_DATA PROVIDED_
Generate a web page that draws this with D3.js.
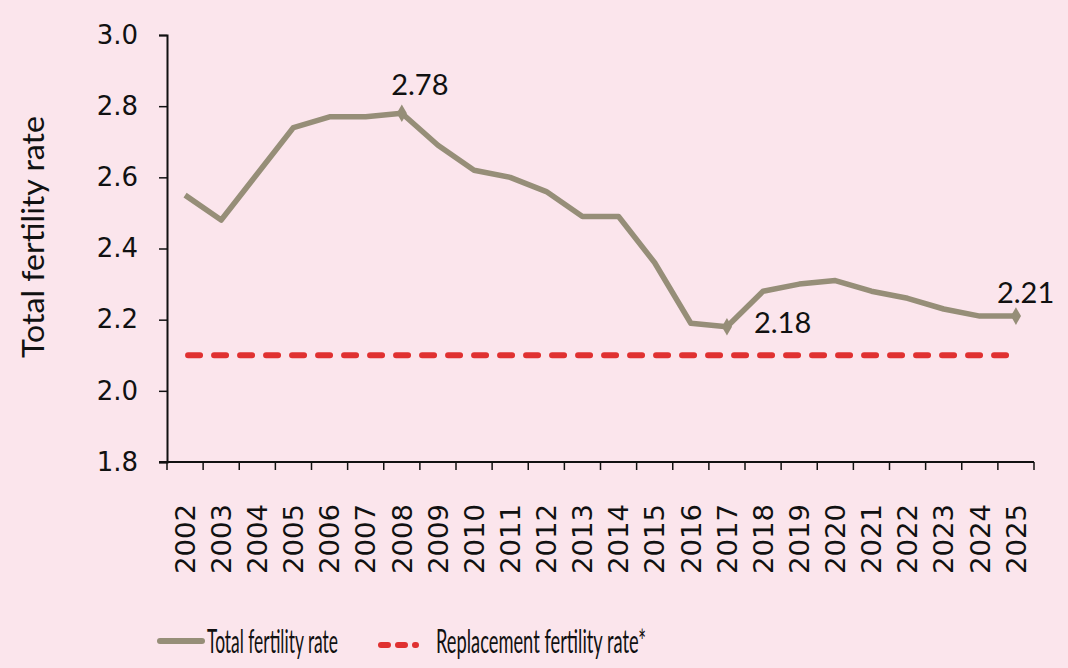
<!DOCTYPE html>
<html>
<head>
<meta charset="utf-8">
<script src="https://cdn.jsdelivr.net/npm/d3@7"></script>
<style>
  body { margin: 0; background: #fbe5ec; }
  svg { display: block; }
</style>
</head>
<body>
<svg id="chart" width="1068" height="668"></svg>
<script>
// data
var years = ["2002","2003","2004","2005","2006","2007","2008","2009","2010","2011","2012","2013",
             "2014","2015","2016","2017","2018","2019","2020","2021","2022","2023","2024","2025"];
var tfr = [2.55, 2.48, 2.61, 2.74, 2.77, 2.77, 2.78, 2.69, 2.62, 2.60, 2.56, 2.49,
           2.49, 2.36, 2.19, 2.18, 2.28, 2.30, 2.31, 2.28, 2.26, 2.23, 2.21, 2.21];
var replacement = 2.1;
var yTicks = [1.8, 2.0, 2.2, 2.4, 2.6, 2.8, 3.0];
var labelled = [
  {year: "2008", value: 2.78, text: "2.78", dx: 18, dy: -18, anchor: "middle"},
  {year: "2017", value: 2.18, text: "2.18", dx: 27, dy: 6, anchor: "start"},
  {year: "2025", value: 2.21, text: "2.21", dx: -19, dy: -13, anchor: "start"}
];

var svg = d3.select("#chart");
var mLeft = 167, mRight = 1034, mTop = 35, mBottom = 462;

var x = d3.scaleBand().domain(years).range([mLeft, mRight]);
var y = d3.scaleLinear().domain([1.8, 3.0]).range([mBottom, mTop]);
var cx = function (d) { return x(d) + x.bandwidth() / 2; };

// y axis
var yAxis = svg.append("g")
    .attr("transform", "translate(" + mLeft + ",0)")
    .call(d3.axisLeft(y).tickValues(yTicks).tickFormat(d3.format(".1f")).tickSizeOuter(0).tickSize(8));
yAxis.select(".domain").attr("stroke", "#111").attr("stroke-width", 2);
yAxis.selectAll(".tick line").attr("stroke", "#111").attr("stroke-width", 1.5);
yAxis.selectAll("text")
    .attr("x", -29)
    .style("font-family", "DejaVu Sans")
    .style("font-size", "26px")
    .attr("fill", "#111");

// x axis, ticks on band edges
var xAxis = svg.append("g")
    .attr("transform", "translate(0," + mBottom + ")")
    .call(d3.axisBottom(x).tickSize(0).tickSizeOuter(0));
xAxis.select(".domain").attr("stroke", "#111").attr("stroke-width", 2)
    .attr("d", "M" + (mLeft - 8) + ",0H" + mRight);
xAxis.selectAll(".tick text")
    .attr("transform", "rotate(-90)")
    .attr("x", -42)
    .attr("y", 0)
    .attr("dy", "0.36em")
    .attr("textLength", 70)
    .attr("lengthAdjust", "spacingAndGlyphs")
    .style("text-anchor", "end")
    .style("font-family", "DejaVu Sans")
    .style("font-size", "27px")
    .attr("fill", "#111");
var edges = years.map(function (d) { return x(d); }).concat([mRight]);
xAxis.selectAll(".edge")
    .data(edges)
    .enter()
    .append("line")
    .attr("x1", function (d) { return d; })
    .attr("x2", function (d) { return d; })
    .attr("y1", 0)
    .attr("y2", 8)
    .attr("stroke", "#111")
    .attr("stroke-width", 1.5);

// replacement line
svg.append("line")
    .attr("x1", cx(years[0]) + 3)
    .attr("x2", cx(years[years.length - 1]) - 6)
    .attr("y1", y(replacement))
    .attr("y2", y(replacement))
    .attr("stroke", "#e03131")
    .attr("stroke-width", 6)
    .attr("stroke-linecap", "round")
    .attr("stroke-dasharray", "12,14");

// fertility line
var line = d3.line()
    .x(function (d, i) { return cx(years[i]); })
    .y(function (d) { return y(d); });
svg.append("path")
    .datum(tfr)
    .attr("d", line)
    .attr("fill", "none")
    .attr("stroke", "#968e78")
    .attr("stroke-width", 5.5)
    .attr("stroke-linejoin", "round");

// markers + labels
svg.selectAll(".mark")
    .data(labelled)
    .enter()
    .append("path")
    .attr("d", d3.symbol().type(d3.symbolDiamond).size(90))
    .attr("transform", function (d) { return "translate(" + cx(d.year) + "," + y(d.value) + ")"; })
    .attr("fill", "#968e78");
svg.selectAll(".lab")
    .data(labelled)
    .enter()
    .append("text")
    .attr("x", function (d) { return cx(d.year) + d.dx; })
    .attr("y", function (d) { return y(d.value) + d.dy; })
    .attr("text-anchor", function (d) { return d.anchor; })
    .style("font-family", "Lato, 'Open Sans', sans-serif")
    .style("font-size", "29px")
    .attr("fill", "#111")
    .text(function (d) { return d.text; });

// y title
svg.append("text")
    .attr("transform", "translate(44,237) rotate(-90)")
    .attr("text-anchor", "middle")
    .attr("textLength", 242)
    .attr("lengthAdjust", "spacingAndGlyphs")
    .style("font-family", "Lato, sans-serif")
    .style("font-size", "30px")
    .attr("fill", "#111")
    .text("Total fertility rate");

// legend
var lg = svg.append("g").style("font-family", "Lato, sans-serif")
    .style("font-size", "32px");
lg.append("line")
    .attr("x1", 160).attr("x2", 202).attr("y1", 641).attr("y2", 641)
    .attr("stroke", "#968e78").attr("stroke-width", 6).attr("stroke-linecap", "round");
lg.append("text").attr("x", 207).attr("y", 653).attr("fill", "#111")
    .attr("textLength", 131).attr("lengthAdjust", "spacingAndGlyphs")
    .text("Total fertility rate");
lg.append("line")
    .attr("x1", 381).attr("x2", 416).attr("y1", 645).attr("y2", 645)
    .attr("stroke", "#e03131").attr("stroke-width", 6).attr("stroke-linecap", "round")
    .attr("stroke-dasharray", "7,10");
lg.append("text").attr("x", 436).attr("y", 653).attr("fill", "#111")
    .attr("textLength", 210).attr("lengthAdjust", "spacingAndGlyphs")
    .text("Replacement fertility rate*");
</script>
</body>
</html>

_AIM_
Repeat the listing in full and exactly. Leave any pictures out.

_WRITTEN ANSWER_
Generate a web page that draws this with D3.js.
<!DOCTYPE html>
<html>
<head>
<meta charset="utf-8">
<script src="https://cdn.jsdelivr.net/npm/d3@7"></script>
<style>
  body { margin: 0; background: #fbe5ec; }
  svg { display: block; }
</style>
</head>
<body>
<svg id="chart" width="1068" height="668"></svg>
<script>
// data
var years = ["2002","2003","2004","2005","2006","2007","2008","2009","2010","2011","2012","2013",
             "2014","2015","2016","2017","2018","2019","2020","2021","2022","2023","2024","2025"];
var tfr = [2.55, 2.48, 2.61, 2.74, 2.77, 2.77, 2.78, 2.69, 2.62, 2.60, 2.56, 2.49,
           2.49, 2.36, 2.19, 2.18, 2.28, 2.30, 2.31, 2.28, 2.26, 2.23, 2.21, 2.21];
var replacement = 2.1;
var yTicks = [1.8, 2.0, 2.2, 2.4, 2.6, 2.8, 3.0];
var labelled = [
  {year: "2008", value: 2.78, text: "2.78", dx: 18, dy: -18, anchor: "middle"},
  {year: "2017", value: 2.18, text: "2.18", dx: 27, dy: 6, anchor: "start"},
  {year: "2025", value: 2.21, text: "2.21", dx: -19, dy: -13, anchor: "start"}
];

var svg = d3.select("#chart");
var mLeft = 167, mRight = 1034, mTop = 35, mBottom = 462;

var x = d3.scaleBand().domain(years).range([mLeft, mRight]);
var y = d3.scaleLinear().domain([1.8, 3.0]).range([mBottom, mTop]);
var cx = function (d) { return x(d) + x.bandwidth() / 2; };

// y axis
var yAxis = svg.append("g")
    .attr("transform", "translate(" + mLeft + ",0)")
    .call(d3.axisLeft(y).tickValues(yTicks).tickFormat(d3.format(".1f")).tickSizeOuter(0).tickSize(8));
yAxis.select(".domain").attr("stroke", "#111").attr("stroke-width", 2);
yAxis.selectAll(".tick line").attr("stroke", "#111").attr("stroke-width", 1.5);
yAxis.selectAll("text")
    .attr("x", -29)
    .style("font-family", "DejaVu Sans")
    .style("font-size", "26px")
    .attr("fill", "#111");

// x axis, ticks on band edges
var xAxis = svg.append("g")
    .attr("transform", "translate(0," + mBottom + ")")
    .call(d3.axisBottom(x).tickSize(0).tickSizeOuter(0));
xAxis.select(".domain").attr("stroke", "#111").attr("stroke-width", 2)
    .attr("d", "M" + (mLeft - 8) + ",0H" + mRight);
xAxis.selectAll(".tick text")
    .attr("transform", "rotate(-90)")
    .attr("x", -42)
    .attr("y", 0)
    .attr("dy", "0.36em")
    .attr("textLength", 70)
    .attr("lengthAdjust", "spacingAndGlyphs")
    .style("text-anchor", "end")
    .style("font-family", "DejaVu Sans")
    .style("font-size", "27px")
    .attr("fill", "#111");
var edges = years.map(function (d) { return x(d); }).concat([mRight]);
xAxis.selectAll(".edge")
    .data(edges)
    .enter()
    .append("line")
    .attr("x1", function (d) { return d; })
    .attr("x2", function (d) { return d; })
    .attr("y1", 0)
    .attr("y2", 8)
    .attr("stroke", "#111")
    .attr("stroke-width", 1.5);

// replacement line
svg.append("line")
    .attr("x1", cx(years[0]) + 3)
    .attr("x2", cx(years[years.length - 1]) - 6)
    .attr("y1", y(replacement))
    .attr("y2", y(replacement))
    .attr("stroke", "#e03131")
    .attr("stroke-width", 6)
    .attr("stroke-linecap", "round")
    .attr("stroke-dasharray", "12,14");

// fertility line
var line = d3.line()
    .x(function (d, i) { return cx(years[i]); })
    .y(function (d) { return y(d); });
svg.append("path")
    .datum(tfr)
    .attr("d", line)
    .attr("fill", "none")
    .attr("stroke", "#968e78")
    .attr("stroke-width", 5.5)
    .attr("stroke-linejoin", "round");

// markers + labels
svg.selectAll(".mark")
    .data(labelled)
    .enter()
    .append("path")
    .attr("d", d3.symbol().type(d3.symbolDiamond).size(90))
    .attr("transform", function (d) { return "translate(" + cx(d.year) + "," + y(d.value) + ")"; })
    .attr("fill", "#968e78");
svg.selectAll(".lab")
    .data(labelled)
    .enter()
    .append("text")
    .attr("x", function (d) { return cx(d.year) + d.dx; })
    .attr("y", function (d) { return y(d.value) + d.dy; })
    .attr("text-anchor", function (d) { return d.anchor; })
    .style("font-family", "Lato, 'Open Sans', sans-serif")
    .style("font-size", "29px")
    .attr("fill", "#111")
    .text(function (d) { return d.text; });

// y title
svg.append("text")
    .attr("transform", "translate(44,237) rotate(-90)")
    .attr("text-anchor", "middle")
    .attr("textLength", 242)
    .attr("lengthAdjust", "spacingAndGlyphs")
    .style("font-family", "Lato, sans-serif")
    .style("font-size", "30px")
    .attr("fill", "#111")
    .text("Total fertility rate");

// legend
var lg = svg.append("g").style("font-family", "Lato, sans-serif")
    .style("font-size", "32px");
lg.append("line")
    .attr("x1", 160).attr("x2", 202).attr("y1", 641).attr("y2", 641)
    .attr("stroke", "#968e78").attr("stroke-width", 6).attr("stroke-linecap", "round");
lg.append("text").attr("x", 207).attr("y", 653).attr("fill", "#111")
    .attr("textLength", 131).attr("lengthAdjust", "spacingAndGlyphs")
    .text("Total fertility rate");
lg.append("line")
    .attr("x1", 381).attr("x2", 416).attr("y1", 645).attr("y2", 645)
    .attr("stroke", "#e03131").attr("stroke-width", 6).attr("stroke-linecap", "round")
    .attr("stroke-dasharray", "7,10");
lg.append("text").attr("x", 436).attr("y", 653).attr("fill", "#111")
    .attr("textLength", 210).attr("lengthAdjust", "spacingAndGlyphs")
    .text("Replacement fertility rate*");
</script>
</body>
</html>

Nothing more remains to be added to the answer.